Susan Berg, 45, Huntingdale, Vic
My heart raced as I paddled in the darkness. With my life vest digging into my neck, my body stung from the freezing cold water. As another wave lashed my face I spluttered and the salt stung my eyes, I felt like I'd been swimming for hours. Was I ever going to find the shore?
I was 15 years old when my parents Edwin and Valerie took me and my brother Bill, 16, on a fishing trip. Dad and Bill had lovingly restored the boat and it was only the second time we'd taken it out. I brimmed with excitement as we headed out on Western Port Bay in Victoria. 'I bet I catch more fish than you,' Bill teased as we cast our lines.
After a few hours in the sunshine we started heading back to shore. 'Sossy,' Dad smiled, using my pet name. 'Do you want to drive the boat back?' Excitedly taking the driver's seat, I was rocketing across the waves when Bill started screaming.
'There's water in the boat!'
What? Mum frantically threw life vests at us as the boat sank beneath our feet. 'Everything will be okay,' she said but within 30 seconds we were clinging to the hull in the icy water.
Dad did his best to reassure us but as the sun set, we knew our only chance of survival was to swim to shore. As we started paddling, Dad began to struggle. 'He needs my help,' Bill, a very strong swimmer, said as Mum and I went ahead.
As we started paddling, Dad began to struggle.
But as the minutes passed in complete darkness, Mum and I became separated. 'Just keep going, Susan,' she called. 'I'm fine.' A good swimmer, I made the decision to go and get help for the others. But as I continued battling against the waves and struggling to breathe, I realised I hadn't heard them in a while.
'Are you okay, Mum?' I called. But there was no response. Fear consumed me. I needed to get help fast.
After what felt like hours, I was completely exhausted as I reached mud flats and found myself on an old prison island. Spotting a farmhouse in the distance, I trudged on frantically, collapsing as a shocked couple answered the door. 'I don't know where my family are,' I cried. 'Please get help.' A massive search began as I was taken to the police station to wait for news.

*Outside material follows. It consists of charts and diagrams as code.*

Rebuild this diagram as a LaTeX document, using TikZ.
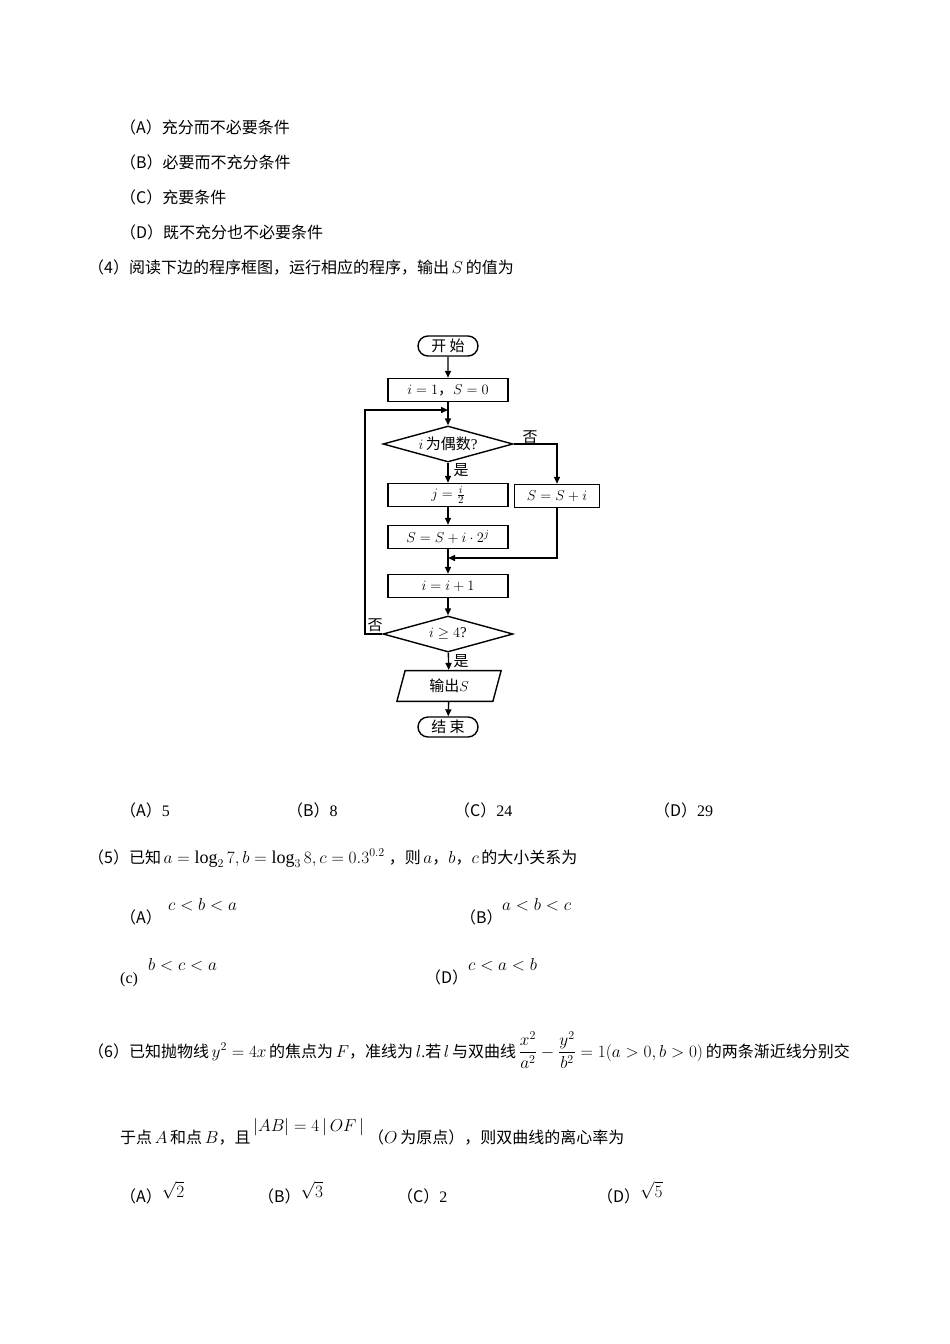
\documentclass[tikz,border=0pt]{standalone}
\usepackage{amsmath}
\usepackage{fontspec}
\setmainfont{Liberation Serif}
\newfontfamily\cjk{Noto Sans CJK SC}
\usetikzlibrary{shapes.geometric,shapes.misc,arrows.meta}
\begin{document}
\begin{tikzpicture}[x=1pt,y=-1pt,
  txt/.style={anchor=base west,inner sep=0pt,font=\fontsize{16}{18}\selectfont},
  fc/.style={font=\fontsize{15}{16}\selectfont},
  bx/.style={draw,line width=1.4pt,minimum width=120pt,minimum height=23pt,inner sep=0pt,fc},
  dia/.style={draw,line width=1.4pt,diamond,aspect=3.7,minimum width=130pt,minimum height=36pt,inner sep=0pt,fc},
  term/.style={draw,line width=1.4pt,rounded rectangle,minimum width=60pt,minimum height=20pt,inner sep=0pt,fc},
  arr/.style={line width=1.4pt,-{Triangle[length=7pt,width=6pt]}},
  lbl/.style={fc,inner sep=0pt}]
\useasboundingbox (0,0) rectangle (950,1344);
% text above
\node[txt] (a1) at (120,133) {\cjk （A）充分而不必要条件};
\node[txt] (a2) at (120,168) {\cjk （B）必要而不充分条件};
\node[txt] (a3) at (120,203) {\cjk （C）充要条件};
\node[txt] (a4) at (120,238) {\cjk （D）既不充分也不必要条件};
\node[txt] (q4) at (88,273) {{\cjk （4）阅读下边的程序框图，运行相应的程序，输出}\,$S$\,{\cjk 的值为}};
% flowchart
\node[term] (st) at (448,346) {\cjk 开\ 始};
\node[bx] (b1) at (448,390) {$i=1${\cjk ，}$S=0$};
\coordinate (lp) at (448,410);
\node[dia] (d1) at (448,444) {$i$\,{\cjk 为偶数}?};
\node[bx] (bj) at (448,495) {$j=\frac{i}{2}$};
\node[bx,minimum width=85pt] (br) at (557,496) {$S=S+i$};
\node[bx] (bs) at (448,537) {$S=S+i\cdot 2^{j}$};
\coordinate (mg) at (448,558);
\node[bx] (bi) at (448,586) {$i=i+1$};
\node[dia] (d2) at (448,634) {$i\geq 4$?};
\node[draw,line width=1.4pt,trapezium,trapezium left angle=75,trapezium right angle=105,minimum width=105pt,minimum height=24pt,inner sep=0pt,fc] (out) at (449,686) {{\cjk 输出}$S$};
\node[term] (en) at (448,727) {\cjk 结\ 束};
\draw[arr] (st) -- (b1);
\draw[arr] (b1) -- (d1);
\draw[arr] (d1) -- (bj);
\draw[arr] (d1.east) -| (br.north);
\draw[arr] (bj) -- (bs);
\draw[line width=1.4pt] (bs.south) -- (mg);
\draw[arr] (br.south) |- (mg);
\draw[arr] (mg) -- (bi);
\draw[arr] (bi) -- (d2);
\draw[arr] (d2) -- (out);
\draw[arr] (out) -- (en);
\draw[arr] (d2.west) -| (365,410) -- (lp);
\node[lbl] (n1) at (530,437) {\cjk 否};
\node[lbl] (y1) at (461,470) {\cjk 是};
\node[lbl] (n2) at (375,625) {\cjk 否};
\node[lbl] (y2) at (461,661) {\cjk 是};
% options
\node[txt] (o1) at (120,816) {{\cjk （A）}5};
\node[txt] (o2) at (287,816) {{\cjk （B）}8};
\node[txt] (o3) at (454,816) {{\cjk （C）}24};
\node[txt] (o4) at (654,816) {{\cjk （D）}29};
% q5
\node[txt] (q5) at (88,863) {{\cjk （5）已知}\,{\fontsize{18}{18}\selectfont$a=\log_2 7,b=\log_3 8,c=0.3^{0.2}$}\ {\cjk ，则}\,$a${\cjk ，}$b${\cjk ，}$c$\,{\cjk 的大小关系为}};
\node[txt] (p1) at (120,923) {\cjk （A）};
\node[txt] (m1) at (168,910) {\fontsize{18}{18}\selectfont$c<b<a$};
\node[txt] (p2) at (460,923) {\cjk （B）};
\node[txt] (m2) at (502,910) {\fontsize{18}{18}\selectfont$a<b<c$};
\node[txt] (p3) at (120,983) {(c)};
\node[txt] (m3) at (148,970) {\fontsize{18}{18}\selectfont$b<c<a$};
\node[txt] (p4) at (425,983) {\cjk （D）};
\node[txt] (m4) at (468,970) {\fontsize{18}{18}\selectfont$c<a<b$};
% q6
\node[txt] (q6) at (88,1057) {{\cjk （6）已知抛物线}\,{\fontsize{18}{18}\selectfont$y^2=4x$}\,{\cjk 的焦点为}\,$F${\cjk ，准线为}\,$l$.{\cjk 若}\,$l$\,{\cjk 与双曲线}\,{\fontsize{18}{18}\selectfont$\dfrac{x^2}{a^2}-\dfrac{y^2}{b^2}=1(a>0,b>0)$}\,{\cjk 的两条渐近线分别交}};
\node[txt] (q6b) at (120,1143) {{\cjk 于点}\,$A$\,{\cjk 和点}\,$B${\cjk ，且}\,\raisebox{12pt}{\fontsize{18}{18}\selectfont$|AB|=4\,|\,OF\,|$}\ {\cjk （}$O$\,{\cjk 为原点），则双曲线的离心率为}};
\node[txt] (r1) at (120,1202) {{\cjk （A）}{\fontsize{18}{18}\selectfont$\raisebox{5pt}{$\sqrt{2}$}$}};
\node[txt] (r2) at (258,1202) {{\cjk （B）}{\fontsize{18}{18}\selectfont$\raisebox{5pt}{$\sqrt{3}$}$}};
\node[txt] (r3) at (397,1202) {{\cjk （C）}2};
\node[txt] (r4) at (597,1202) {{\cjk （D）}{\fontsize{18}{18}\selectfont$\raisebox{5pt}{$\sqrt{5}$}$}};
\end{tikzpicture}
\end{document}
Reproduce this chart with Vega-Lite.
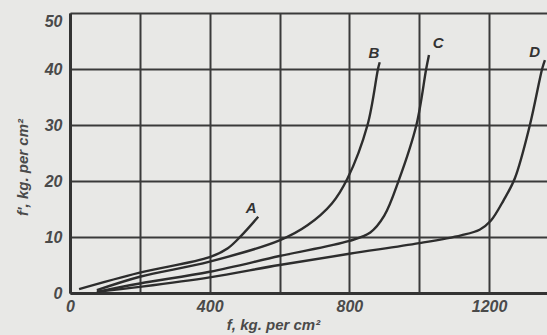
{
  "$schema": "https://vega.github.io/schema/vega-lite/v6.json",
  "width": 477,
  "height": 280,
  "autosize": {"type": "none"},
  "padding": {"left": 70, "top": 13, "right": 0, "bottom": 42},
  "background": "#e8e8e6",
  "config": {
    "view": {"stroke": null},
    "axis": {
      "grid": true,
      "gridColor": "#3a3a3a",
      "gridWidth": 2,
      "gridOpacity": 1,
      "domainColor": "#333333",
      "domainWidth": 3,
      "ticks": false,
      "labelFont": "Liberation Sans",
      "labelFontSize": 16,
      "labelFontStyle": "italic",
      "labelFontWeight": "bold",
      "labelColor": "#4a4a4a",
      "titleFont": "Liberation Sans",
      "titleFontSize": 15,
      "titleFontStyle": "italic",
      "titleFontWeight": "bold",
      "titleColor": "#4a4a4a"
    }
  },
  "datasets": {
    "curves": [
      {"curve": "A", "f": 26, "fp": 0.7},
      {"curve": "A", "f": 197, "fp": 3.6},
      {"curve": "A", "f": 400, "fp": 6.4},
      {"curve": "A", "f": 452, "fp": 8.0},
      {"curve": "A", "f": 490, "fp": 10.2},
      {"curve": "A", "f": 539, "fp": 13.6},
      {"curve": "B", "f": 77, "fp": 0.5},
      {"curve": "B", "f": 200, "fp": 2.9},
      {"curve": "B", "f": 400, "fp": 5.6},
      {"curve": "B", "f": 600, "fp": 9.4},
      {"curve": "B", "f": 680, "fp": 12.1},
      {"curve": "B", "f": 750, "fp": 16.0},
      {"curve": "B", "f": 795, "fp": 20.5},
      {"curve": "B", "f": 852, "fp": 30},
      {"curve": "B", "f": 882, "fp": 40},
      {"curve": "B", "f": 887, "fp": 41.2},
      {"curve": "C", "f": 77, "fp": 0.2},
      {"curve": "C", "f": 200, "fp": 1.7},
      {"curve": "C", "f": 400, "fp": 3.8},
      {"curve": "C", "f": 600, "fp": 6.6},
      {"curve": "C", "f": 800, "fp": 9.3},
      {"curve": "C", "f": 860, "fp": 10.8},
      {"curve": "C", "f": 900, "fp": 13.8},
      {"curve": "C", "f": 942, "fp": 20.2},
      {"curve": "C", "f": 992, "fp": 30},
      {"curve": "C", "f": 1020, "fp": 40},
      {"curve": "C", "f": 1028, "fp": 42.5},
      {"curve": "D", "f": 77, "fp": 0.2},
      {"curve": "D", "f": 200, "fp": 1.1},
      {"curve": "D", "f": 400, "fp": 2.8},
      {"curve": "D", "f": 600, "fp": 5.0},
      {"curve": "D", "f": 800, "fp": 7.0},
      {"curve": "D", "f": 1000, "fp": 8.9},
      {"curve": "D", "f": 1120, "fp": 10.3},
      {"curve": "D", "f": 1173, "fp": 11.3},
      {"curve": "D", "f": 1205, "fp": 12.9},
      {"curve": "D", "f": 1242, "fp": 16.6},
      {"curve": "D", "f": 1274, "fp": 20.5},
      {"curve": "D", "f": 1317, "fp": 30},
      {"curve": "D", "f": 1352, "fp": 40},
      {"curve": "D", "f": 1360, "fp": 41.6}
    ],
    "letters": [
      {"curve": "A", "f": 519, "fp": 15.2},
      {"curve": "B", "f": 870, "fp": 42.9},
      {"curve": "C", "f": 1054, "fp": 44.6},
      {"curve": "D", "f": 1331, "fp": 43.0}
    ]
  },
  "layer": [
    {
      "data": {"name": "curves"},
      "mark": {"type": "line", "interpolate": "catmull-rom", "color": "#2d2d2d", "strokeWidth": 2.4},
      "encoding": {
        "x": {
          "field": "f",
          "type": "quantitative",
          "scale": {"domain": [0, 1366], "nice": false, "zero": false},
          "axis": {
            "values": [0, 200, 400, 600, 800, 1000, 1200],
            "format": "d",
            "labelExpr": "datum.value % 400 === 0 ? datum.label : ''",
            "labelFlush": false,
            "labelPadding": 5,
            "labelDx": -8,
            "title": "f, kg. per cm²",
            "titleX": 203,
            "titleY": 31,
            "titleAlign": "center",
            "titleBaseline": "middle"
          }
        },
        "y": {
          "field": "fp",
          "type": "quantitative",
          "scale": {"domain": [0, 50], "nice": false},
          "axis": {
            "values": [0, 10, 20, 30, 40, 50],
            "labelPadding": 8,
            "labelFlush": false,
            "labelBaseline": {"condition": {"test": "datum.value === 50", "value": "top"}, "value": "middle"},
            "title": "f', kg. per cm²",
            "titleX": -48,
            "titleY": 154,
            "titleAlign": "center",
            "titleBaseline": "middle"
          }
        },
        "detail": {"field": "curve"}
      }
    },
    {
      "data": {"name": "letters"},
      "mark": {"type": "text", "font": "Liberation Sans", "fontStyle": "italic", "fontWeight": "bold", "fontSize": 15, "color": "#333333"},
      "encoding": {
        "x": {"field": "f", "type": "quantitative"},
        "y": {"field": "fp", "type": "quantitative"},
        "text": {"field": "curve"}
      }
    }
  ]
}
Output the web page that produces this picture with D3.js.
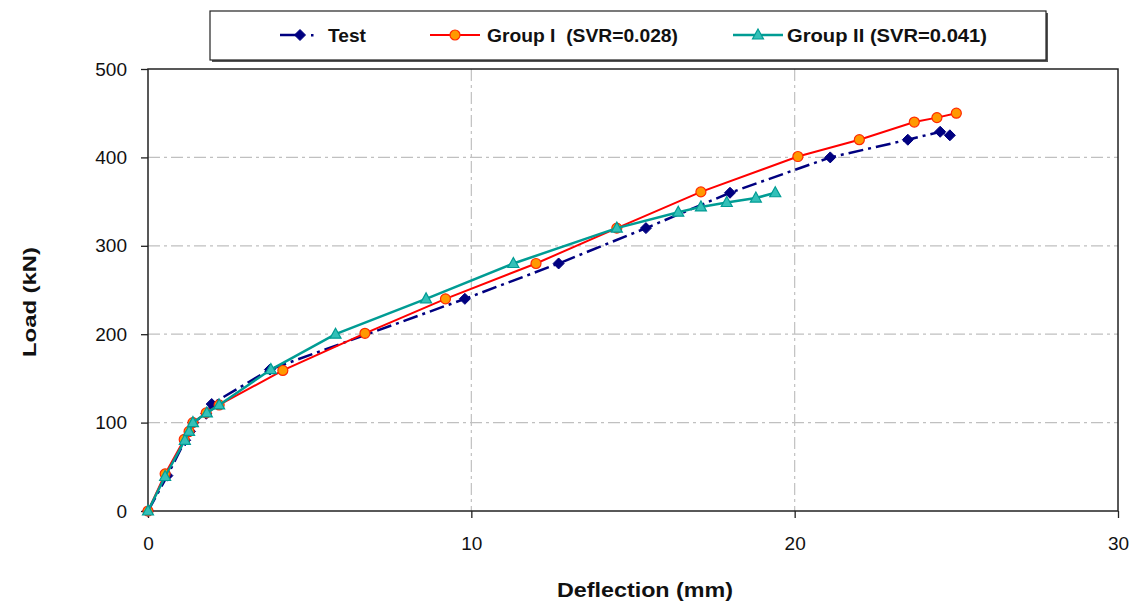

I was filled with dread. I should've swum faster... I shouldn't have left them... I should have done better...
The next morning, a local reverend came to give me the devastating news. 'They found your mum,' he told me quietly. 'It's not good.' Her body had been found and a few hours later my dad and brother's bodies were recovered too. In just one night, my life changed forever.
I should've swum faster... I shouldn't have left them... I should have done better...
The next few weeks were a blur as I was taken in by my parents' friends, but my guilt was relentless. I struggled to sleep, having constant nightmares about our ordeal. Why hadn't I been able to save them? Why was I the only one to survive?
As our story hit the papers, I vowed to make my parents proud. Messages of support were flooding in from around the country but among them was one terrible letter. Your brother went in aid to help your parents and you left them for dead, it read, before calling me terrible names.
I couldn't help but think the stranger was right. I felt like a failure. How could I possibly live with myself? Struggling to come to grips with now being an orphan, I was desperate for an escape and soon sought comfort in party drugs and casual sex. Over the next 12 months, things kept getting worse as I lost my grandmother, uncle, cousin and my two kittens. Everyone I loved was gone.
Not caring if I lived or died, I dropped out of school and spent all my time partying until I'd collapse from pure exhaustion. I just wanted to forget the terrible things that had happened. Then at 19, I fell pregnant.
It was the reality check I needed to shift my focus. My baby needed me. When my little boy was born, I named him after my brother. Holding William in my arms, I felt I had a reason to live again. I started working as an executive assistant and built a good life for us. But I couldn't shake my past and the guilt I felt. So I had a string of difficult relationships and constantly felt resentment and anger for what had happened.
Then five years ago, I was on a motorbike ride with a group of friends when tragedy struck again. As I rounded a corner just behind my friend Kev, a car veered onto the wrong side of the road.
I couldn't shake my past and the guilt I felt.
I watched in horror as it ploughed into Kev's bike and a huge ball of fire erupted in front of me. With no time to react, I drove straight through the inferno. Incredibly I came out on the other side, alive. But Kev was killed instantly.
The accident shocked me to the core and made me realise how precious life is. I'd survived again and knew I needed to keep living for all of those I'd lost. With the support of my son, now 24, I decided to finally tell my story. We sold our house and moved to Bali for a year while I wrote a book about my life.
Reliving those awful times was incredibly hard but for the first time I felt like I could move on. It'll be 30 years this October since the accident that took my family but I know my parents and brother would be proud of how far I've come.
I wake up every day and choose to be happy. William and I are even starting a motorcycle tour company together. Life has plenty of ups and downs but I'm determined to make every day count.